Hari ketiga penelitian dilakukan didaerah pantai tepatnya pantai teleng ria, yang juga merupakan teluk pacitan. Di sebelah barat pantai ini terdapat gawir (tebing terjal) yang dibuat oleh sesar sehingga diberi nama gawir sesar. Adapun proses sesar itu adalah tidak ikut terangkatnya Teluk Pacitan saat terangkatnya perbukitan pada tebing. Sebelah timurnya terdapat bukit-bukit yang runcing karena batuan keras. Daerah ini merupakan daerah bentukan marine. Marine itu sendiri mempunyai 3 bagian, yaitu: beach/gisik yang mana bagian ini akan basah jika pasang atau saat terkena hempasan gelombang dan jika tidak maka akan kering; coast; dan shole. Di belakang beach cenderung berbentuk cembung yang mana disebut beting atau pematang atau punggungan. Karena daerah ini berupa pasir, maka disebut beting gisik. Selanjutnya melakukan survey dihutan lindung yang juga masih berada disekitar pantai lokasinya, survey ini digunakan untuk pengambilan sapel mengukur kerapatan vegetasi dan mengetahui volume kayu. Luas blok sampel yang diambil adalah 25 m x 25 m. Jumlah pohon pada luas blok sampel tersebut adalah sebanyak 15 pohon. Dari hasil pengukuran di lapangan ini didapatkan hasil kemiringan, diameter batang, jarak pengamatan, sudut pengamatan, dan diameter kanopi. Diameter kanopi ini dilakukan sebanyak dua kali pengukuran, yaitu pengukuran diameter terpendek dan diameter terpanjang yang nantinya dirata-rata. Data-data hasil pengukuran di lapangan itu kemudian digunakan untuk menghitung kerapatan tegakan, kerapatan kanopi, dan volume batang. Dari hasil perhitungan berdasarkan rumus yang ada.

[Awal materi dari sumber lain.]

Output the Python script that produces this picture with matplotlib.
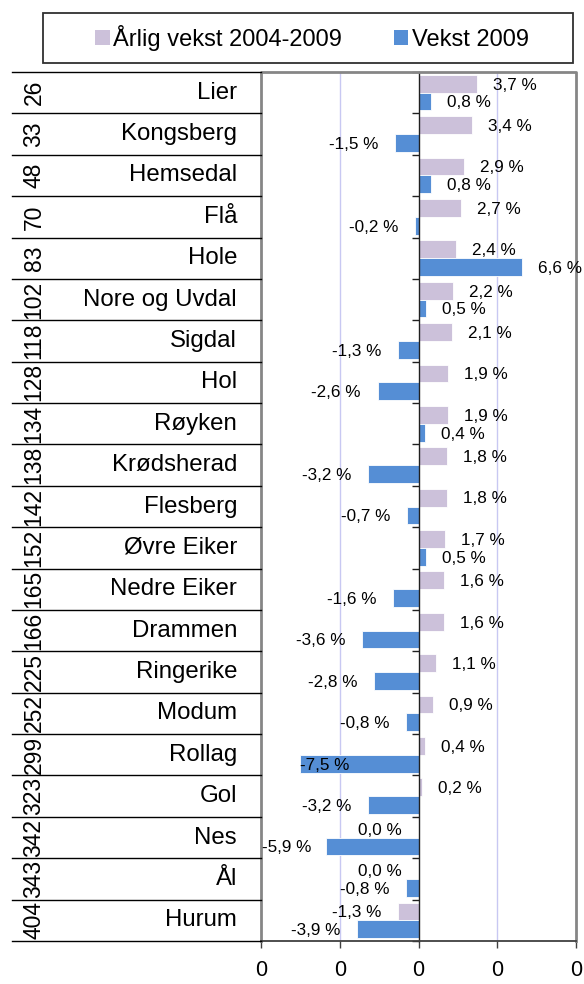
import matplotlib
matplotlib.use("Agg")
import matplotlib.pyplot as plt
import matplotlib.transforms as mtransforms
from matplotlib.patches import Patch, Rectangle
from matplotlib.lines import Line2D
from matplotlib.ticker import FuncFormatter

plt.rcParams["font.family"] = ["Liberation Sans", "DejaVu Sans"]

# ---- Data -----------------------------------------------------------------
names = ["Lier", "Kongsberg", "Hemsedal", "Flå", "Hole", "Nore og Uvdal",
         "Sigdal", "Hol", "Røyken", "Krødsherad", "Flesberg", "Øvre Eiker",
         "Nedre Eiker", "Drammen", "Ringerike", "Modum", "Rollag", "Gol",
         "Nes", "Ål", "Hurum"]
ranks = [26, 33, 48, 70, 83, 102, 118, 128, 134, 138, 142, 152, 165, 166,
         225, 252, 299, 323, 342, 343, 404]
annual = [3.7, 3.4, 2.9, 2.7, 2.4, 2.2, 2.1, 1.9, 1.9, 1.8, 1.8, 1.7, 1.6,
          1.6, 1.1, 0.9, 0.4, 0.2, 0.0, 0.0, -1.3]
growth09 = [0.8, -1.5, 0.8, -0.2, 6.6, 0.5, -1.3, -2.6, 0.4, -3.2, -0.7, 0.5,
            -1.6, -3.6, -2.8, -0.8, -7.5, -3.2, -5.9, -0.8, -3.9]
series_labels = ["Årlig vekst 2004-2009", "Vekst 2009"]

PURPLE = "#ccc1da"
BLUE = "#558ed5"

W, H = 584, 984
fig = plt.figure(figsize=(W / 100, H / 100), dpi=100, facecolor="white")
ax = fig.add_axes([261 / W, (H - 941) / H, (576 - 261) / W, (941 - 72) / H])

n = len(names)
ypos = list(range(n))
bh = 0.43
ax.barh([y - bh / 2 for y in ypos], [v / 100 for v in annual], height=bh,
        color=PURPLE, edgecolor="white", linewidth=0.6, zorder=2)
ax.barh([y + bh / 2 for y in ypos], [v / 100 for v in growth09], height=bh,
        color=BLUE, edgecolor="white", linewidth=0.6, zorder=2)

ax.set_xlim(-0.1, 0.1)
ax.set_ylim(n - 0.5, -0.5)
ax.set_xticks([-0.1, -0.05, 0, 0.05, 0.1])
ax.xaxis.set_major_formatter(FuncFormatter(lambda v, p: f"{int(round(v))}"))
ax.tick_params(axis="x", direction="out", length=5, width=1, color="#404040",
               labelsize=15.5, pad=9)

# category axis sits at zero
ax.spines["left"].set_position(("data", 0))
ax.spines["left"].set_color("#202020")
ax.spines["left"].set_linewidth(1)
ax.set_yticks([y - 0.5 for y in range(n + 1)])
ax.set_yticklabels([])
ax.tick_params(axis="y", direction="out", length=5, width=1, color="#202020")
ax.spines["top"].set_visible(False)
ax.spines["right"].set_visible(False)
ax.spines["bottom"].set_color("#404040")
ax.spines["bottom"].set_linewidth(1.3)
ax.spines["bottom"].set_zorder(5)

for g in (-0.05, 0.05):
    ax.axvline(g, color="#c8c8f2", linewidth=1, zorder=0)

# grey frame around plot area
ax.add_line(Line2D([0, 0, 1, 1], [0, 1, 1, 0], transform=ax.transAxes,
                   color="#868686", linewidth=2, clip_on=False, zorder=4))

# ---- Table on the left ------------------------------------------------------
tr = mtransforms.blended_transform_factory(fig.transFigure, ax.transData)
for b in range(n + 1):
    fig.add_artist(Line2D([12 / W, 261 / W], [b - 0.5, b - 0.5], transform=tr,
                          color="black", linewidth=1))
for i, (nm, rk) in enumerate(zip(names, ranks)):
    fig.text(237 / W, i, nm, transform=tr, ha="right", va="center",
             fontsize=17.3)
    fig.text(34 / W, i, str(rk), transform=tr, ha="center", va="center",
             rotation=90, fontsize=16.5)

# ---- Data labels -----------------------------------------------------------
def fmt(v):
    return f"{v:.1f} %".replace(".", ",")

anns = []
for i in range(n):
    for v, yy in ((annual[i], i - bh / 2), (growth09[i], i + bh / 2)):
        x = v / 100
        if v > 0:
            a = ax.annotate(fmt(v), (x, yy), xytext=(11.5, -1),
                            textcoords="offset points", ha="left",
                            va="center", fontsize=12.3, zorder=6)
        else:
            a = ax.annotate(fmt(v), (x, yy), xytext=(-12, -1),
                            textcoords="offset points", ha="right",
                            va="center", fontsize=12.3, zorder=6)
            anns.append((a, x, yy))

# keep negative labels inside the plot area
fig.canvas.draw()
r = fig.canvas.get_renderer()
ax_left = ax.get_window_extent(r).x0
for a, x, yy in anns:
    bb = a.get_window_extent(r)
    if bb.x0 < ax_left:
        width = bb.width
        bar_end = ax.transData.transform((x, yy))[0]
        if ax_left + 1 + width > bar_end:
            a.xy = (x, yy)
            a.set_ha("left")
            a.xyann = (0, -1)
        else:
            a.xy = (-0.1, yy)
            a.set_ha("left")
            a.xyann = (1, -1)

# ---- Legend -----------------------------------------------------------------
fig.add_artist(Rectangle((43 / W, 1 - 63 / H), 530 / W, 50 / H,
                         transform=fig.transFigure, fill=False,
                         edgecolor="#303030", linewidth=1.3))
handles = [Patch(facecolor=PURPLE), Patch(facecolor=BLUE)]
fig.legend(handles, series_labels, ncol=2, frameon=False, loc="center",
           bbox_to_anchor=(312 / W, 1 - 38 / H), fontsize=17,
           handlelength=0.6, handleheight=0.6, handletextpad=0.15,
           columnspacing=2.2)

fig.savefig("out.png", dpi=100, facecolor="white")
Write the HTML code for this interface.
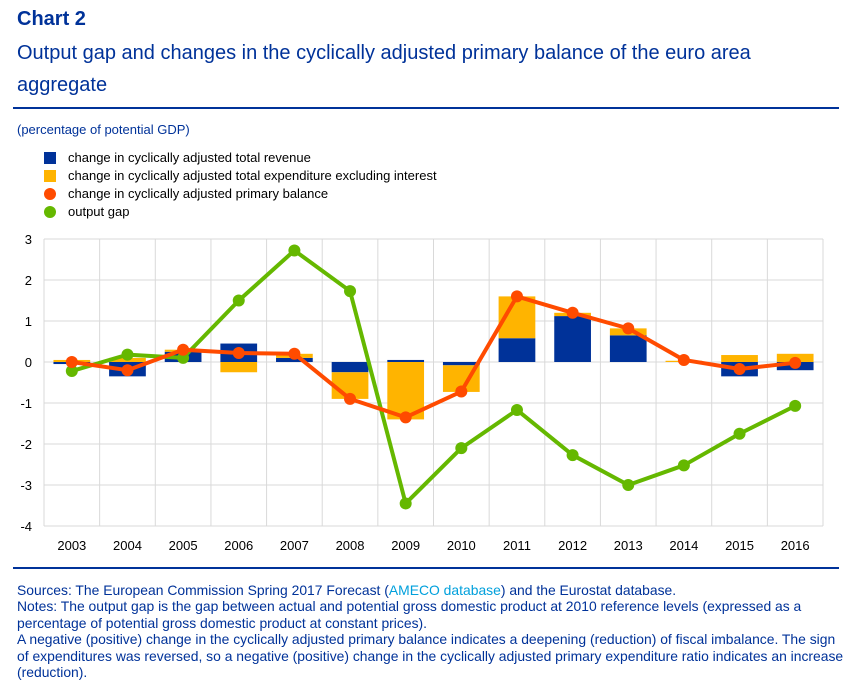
<!DOCTYPE html>
<html><head><meta charset="utf-8"><style>
body{margin:0;width:865px;height:694px;background:#fff;font-family:"Liberation Sans",Arial,sans-serif;color:#003299;position:relative;overflow:hidden}
.a{position:absolute;white-space:nowrap}
</style></head><body>
<div class="a" style="left:17px;top:8px;font-size:20px;font-weight:bold">Chart 2</div>
<div class="a" style="left:17px;top:37px;font-size:20px;line-height:32px">Output gap and changes in the cyclically adjusted primary balance of the euro area<br>aggregate</div>
<div class="a" style="left:13px;top:107px;width:826px;height:2px;background:#003299"></div>
<div class="a" style="left:17px;top:122px;font-size:13px">(percentage of potential GDP)</div>
<div>
<div class="a" style="left:44px;top:150px;font-size:13px;color:#000"><span style="display:inline-block;width:12px;height:12px;background:#003299;vertical-align:-2px;margin-right:12px"></span>change in cyclically adjusted total revenue</div>
<div class="a" style="left:44px;top:168px;font-size:13px;color:#000"><span style="display:inline-block;width:12px;height:12px;background:#FFB400;vertical-align:-2px;margin-right:12px"></span>change in cyclically adjusted total expenditure excluding interest</div>
<div class="a" style="left:44px;top:186px;font-size:13px;color:#000"><span style="display:inline-block;width:12px;height:12px;border-radius:6px;background:#FF4B00;vertical-align:-2px;margin-right:12px"></span>change in cyclically adjusted primary balance</div>
<div class="a" style="left:44px;top:204px;font-size:13px;color:#000"><span style="display:inline-block;width:12px;height:12px;border-radius:6px;background:#65B800;vertical-align:-2px;margin-right:12px"></span>output gap</div>
</div>
<svg id="chart" class="a" style="left:0;top:0" width="865" height="694"></svg>
<div class="a" style="left:13px;top:567px;width:826px;height:2px;background:#003299"></div>
<div class="a" style="left:17px;top:582px;font-size:13.9px;line-height:16.4px">Sources: The European Commission Spring 2017 Forecast (<span style="color:#00a0dc">AMECO database</span>) and the Eurostat database.<br>Notes: The output gap is the gap between actual and potential gross domestic product at 2010 reference levels (expressed as a<br>percentage of potential gross domestic product at constant prices).<br>A negative (positive) change in the cyclically adjusted primary balance indicates a deepening (reduction) of fiscal imbalance. The sign<br>of expenditures was reversed, so a negative (positive) change in the cyclically adjusted primary expenditure ratio indicates an increase<br>(reduction).</div>
<script>
const years=["2003","2004","2005","2006","2007","2008","2009","2010","2011","2012","2013","2014","2015","2016"];
const revenue=[-0.05,-0.35,0.25,0.45,0.1,-0.25,0.05,-0.08,0.58,1.12,0.65,0,-0.35,-0.2];
const expenditure=[0.05,0.1,0.05,-0.25,0.1,-0.65,-1.4,-0.65,1.02,0.08,0.17,0.03,0.17,0.2];
const primaryBalance=[0,-0.2,0.3,0.22,0.2,-0.9,-1.35,-0.72,1.6,1.2,0.82,0.05,-0.17,-0.02];
const outputGap=[-0.22,0.18,0.1,1.5,2.72,1.73,-3.45,-2.1,-1.17,-2.27,-3.0,-2.52,-1.75,-1.07];
const yTicks=[3,2,1,0,-1,-2,-3,-4];
const NS="http://www.w3.org/2000/svg";
const svg=document.getElementById('chart');
const L=44,R=823,T=239,B=526,yMax=3,yMin=-4;
const band=(R-L)/years.length;
const xC=i=>L+band*(i+0.5);
const yS=v=>T+(yMax-v)*(B-T)/(yMax-yMin);
function mk(t,a){const e=document.createElementNS(NS,t);for(const k in a)e.setAttribute(k,a[k]);svg.appendChild(e);return e;}
let e;
yTicks.forEach(v=>{
 e=mk('line',{x1:L,x2:R,y1:yS(v),y2:yS(v),stroke:'#d9d9d9','stroke-width':1});
 
 
 e=mk('text',{x:32,y:yS(v)+5,'text-anchor':'end','font-size':13,fill:'#000','font-family':'Liberation Sans, sans-serif'});
 e.textContent=v;
 
 
});
for(let i=0;i<=years.length;i++){
 e=mk('line',{x1:L+band*i,x2:L+band*i,y1:T,y2:B,stroke:'#d9d9d9','stroke-width':1});
 
 
}
years.forEach((y,i)=>{
 e=mk('text',{x:xC(i),y:550,'text-anchor':'middle','font-size':13,fill:'#000','font-family':'Liberation Sans, sans-serif'});
 e.textContent=y;
 
 
});
const bw=band*0.66;
years.forEach((y,i)=>{
 let pos=0,neg=0;
 [[revenue[i],'#003299','bar-revenue'],[expenditure[i],'#FFB400','bar-expenditure']].forEach(([v,c,n])=>{
  let y0,y1;
  if(v>=0){y0=pos;y1=pos+v;pos=y1;}else{y0=neg;y1=neg+v;neg=y1;}
  const top=yS(Math.max(y0,y1)),bot=yS(Math.min(y0,y1));
  e=mk('rect',{x:xC(i)-bw/2,y:top,width:bw,height:Math.max(bot-top,0),fill:c});
  
  
 });
});
function series(vals,c,n){
 e=mk('polyline',{points:vals.map((v,i)=>xC(i)+','+yS(v)).join(' '),fill:'none',stroke:c,'stroke-width':4,'stroke-linejoin':'round'});
 
 
 vals.forEach((v,i)=>{
  e=mk('circle',{cx:xC(i),cy:yS(v),r:6,fill:c});
  
  
 });
}
series(outputGap,'#65B800','output-gap');
series(primaryBalance,'#FF4B00','primary-balance');
</script>
</body></html>
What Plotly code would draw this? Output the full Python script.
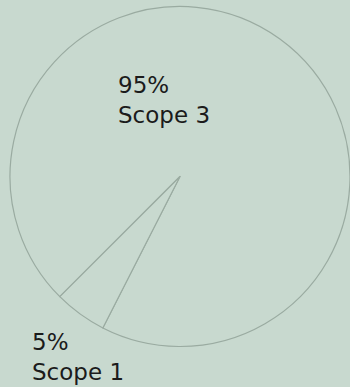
import plotly.graph_objects as go

labels = ["Scope 3", "Scope 1"]
values = [95, 5]
pct_text = ["95%", "5%"]

bg = "#c8d9cf"
line_col = "#9aaba1"
text_col = "#1b1b1b"

fig = go.Figure(go.Pie(
    labels=labels,
    values=values,
    sort=False,
    direction="clockwise",
    rotation=225,
    textinfo="none",
    hoverinfo="label+percent",
    marker=dict(colors=[bg, bg], line=dict(color=line_col, width=1.2)),
    domain=dict(x=[0.0286, 1.0], y=[0.1047, 0.9832]),
    showlegend=False,
))

label_pos = [(0.331, 0.818), (0.0866, 0.156)]
for (x, y), p, lab in zip(label_pos, pct_text, labels):
    fig.add_annotation(
        x=x, y=y, xref="paper", yref="paper",
        xanchor="left", yanchor="top", align="left",
        text=f"{p}<br>{lab}", showarrow=False,
        font=dict(family="DejaVu Sans", size=23, color=text_col),
    )

fig.update_layout(
    width=350, height=387,
    margin=dict(l=0, r=0, t=0, b=0),
    paper_bgcolor=bg, plot_bgcolor=bg,
)

fig.write_html(
    "out.html",
    config={"displayModeBar": False},
    post_script="document.body.style.margin='0';document.body.style.background='" + bg + "';",
)
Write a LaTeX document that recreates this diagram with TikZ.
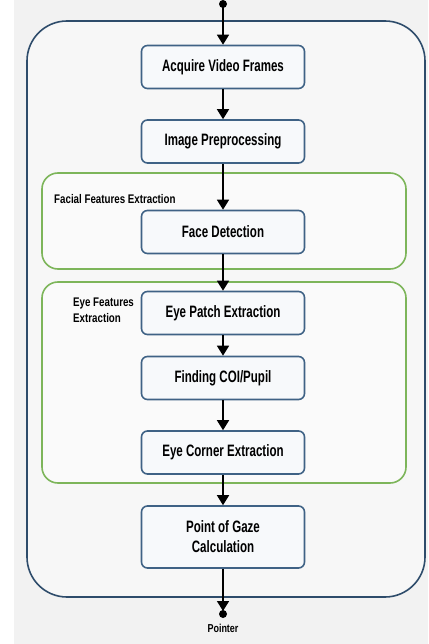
\documentclass[tikz,border=0pt]{standalone}
\usepackage{fontspec}
\setmainfont{Liberation Sans}[FakeStretch=0.7]
\newfontfamily\grouplabelfont{Liberation Sans}[FakeStretch=0.78]
\usepackage{tikz}
\usetikzlibrary{arrows.meta}
\usetikzlibrary{calc}

\definecolor{boxblue}{HTML}{3F6285}
\definecolor{outerblue}{HTML}{2E4C6B}
\definecolor{groupgreen}{HTML}{7DB55A}
\definecolor{boxfill}{HTML}{F7F9FB}

\begin{document}
\begin{tikzpicture}[x=1pt, y=-1pt,
        stepbox/.style={draw=boxblue, line width=1.6pt, rounded corners=6pt, fill=boxfill,
            minimum width=163pt, minimum height=43pt, align=center, inner sep=2pt,
            font=\fontsize{16.5}{20}\selectfont\bfseries},
        groupbox/.style={draw=groupgreen, line width=1.6pt, rounded corners=16pt,
            minimum width=364pt},
        grouplabel/.style={anchor=west, align=left, inner sep=0pt,
            font=\grouplabelfont\fontsize{12.5}{16}\selectfont\bfseries},
        flow/.style={-{Triangle[width=12pt,length=10pt]}, line width=1.6pt}]
        % background
        \useasboundingbox (0,0) rectangle (428,644);
        \fill[black!5] (14,0) rectangle (428,644);

        % whole system
        \node[draw=outerblue, line width=1.6pt, rounded corners=40pt, fill=black!3,
            minimum width=398pt, minimum height=576pt] (system) at (226,309) {};

        % groups
        \node[groupbox, minimum height=96pt, fill=black!2] (facial) at (224,221) {};
        \node[groupbox, minimum height=201pt, fill=black!2] (eye) at (224,382.5) {};
        \node[grouplabel] (faciallabel) at (54,199) {Facial Features Extraction};
        \node[grouplabel] (eyelabel) at (73,310) {Eye Features\\Extraction};

        % steps
        \node[stepbox] (acquire) at (223,67) {Acquire Video Frames};
        \node[stepbox] (preproc) at (223,141.5) {Image Preprocessing};
        \node[stepbox] (face) at (223,232) {Face Detection};
        \node[stepbox] (patch) at (223,313) {Eye Patch Extraction};
        \node[stepbox] (pupil) at (223,378) {Finding COI/Pupil};
        \node[stepbox] (corner) at (223,452.5) {Eye Corner Extraction};
        \node[stepbox, minimum height=62pt] (gaze) at (223,537) {Point of Gaze\\Calculation};

        % start and end
        \coordinate (start) at (223,4);
        \coordinate (stop) at (223,611);
        \fill (start) circle (4pt);
        \fill ($(stop)+(0,3)$) circle (4pt);
        \node[font=\grouplabelfont\fontsize{11.5}{14}\selectfont\bfseries] (pointer) at (223,628) {Pointer};

        % connectors
        \draw[flow] (start) -- (acquire.north);
        \draw[flow] (acquire) -- (preproc);
        \draw[flow] (preproc) -- (face);
        \draw[flow] (face) -- (patch);
        \draw[flow] (patch) -- (pupil);
        \draw[flow] (pupil) -- (corner);
        \draw[flow] (corner) -- (gaze);
        \draw[flow] (gaze) -- (stop);
    \end{tikzpicture}
\end{document}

Titik terakhir yang dikunjungi adalah Gua Gong yang bertempat di Bumo, Punung, Pacitan, Jawa Timur. Lokasi ini merupakan kawasan wisata gua yang terbentuk dari hasil proses pelarutan batuan gamping. Gua ini terbentuk oleh proses solusional (pelarutan) yang mana di dalamnya ada yang dialiri air dan ada juga yang tidak dialiri air. Tanah yang ada hanyalah sebagai pembuang, bukan sebagai penyimpan air. Di dalam Gua terasa gerah dikarenakan sirkulasinya udara sedikit dan kelembapan tinggi. Di dalam gua terdapat kolom (collum) yang mana stalagtit dan stalagmit menyatu. Colum yang berwarna putih seperti kristal disebut kakist. Lorong pertama di gua ini berupa deretan straw (ornamen berbentuk seperti sedotan) yang bisa berarti sinyal pemberitahuan mengenai lebatnya ornamen lain di dalamnya. Pada dinding gua ini terdapat ornamen yang disebut kerses. Setelah melewati deretan straw itu, terlihat seperti gourdyn raksasa yang dipenuhi bintik mutiara di dalamnya. Saat menembus di antara stalagmit dan stalagtit yang diselang-selingi tirai tipis batuan, akan terdengar suara berdengung yang menggema di seantero lorong sewaktu kita mengetuknya. Inilah sebab mengapa gua ini disebut Gua Gong. Karena tiap kita memukul bagian ornamen di dalamnya, akan terdengar suara berdengung mirip suara yang dihasilkan gong gamelan kesenian khas Jawa.

Stalagtit yang terlihat putih cerah seperti gula batu atau yang lebih dikenal dengan kalsit atau aragonit itu merupakan batu gamping yang CO2-nya sudah larut dan kalsiumnya terendapkan dan mengalami proses kristalisasi ulang (rekristalisasi). Stalagtit selalu mempunyai lubang sebagai tempat keluarnya air, sedangkan stalagmit tidak. Dari stalagmit ini, dapat diketahui kering basahnya iklim. Jika endapan tebal, maka iklim basah dan begitu juga sebaliknya. Jika endapan tipis, maka iklim kering. Di dalam gua saat lampu dimatikan akan gelap abadi yang mana akan membuat kita sama sekali tidak bisa melihat sekitar. Melihat bagian dari diri kita saja juga tidak bisa. Di dalam ruang gua terdapat genangan air yang diam namun hanya sedikit atau kecil yang biasa disebut static full. penggunaan lahan disekitar goa ini terdapat tegalan yang ditanami pohon jati di lereng – lereng dan pada daerah doline terdapat sawah tadah hujan. Daerah ini merupakan area yang tidak bisa untuk djadikan pertanian karena kondisi tanah dan batuanya yang kurang cocok untuk tanaman seperti padi ataupun sayur – sayuran.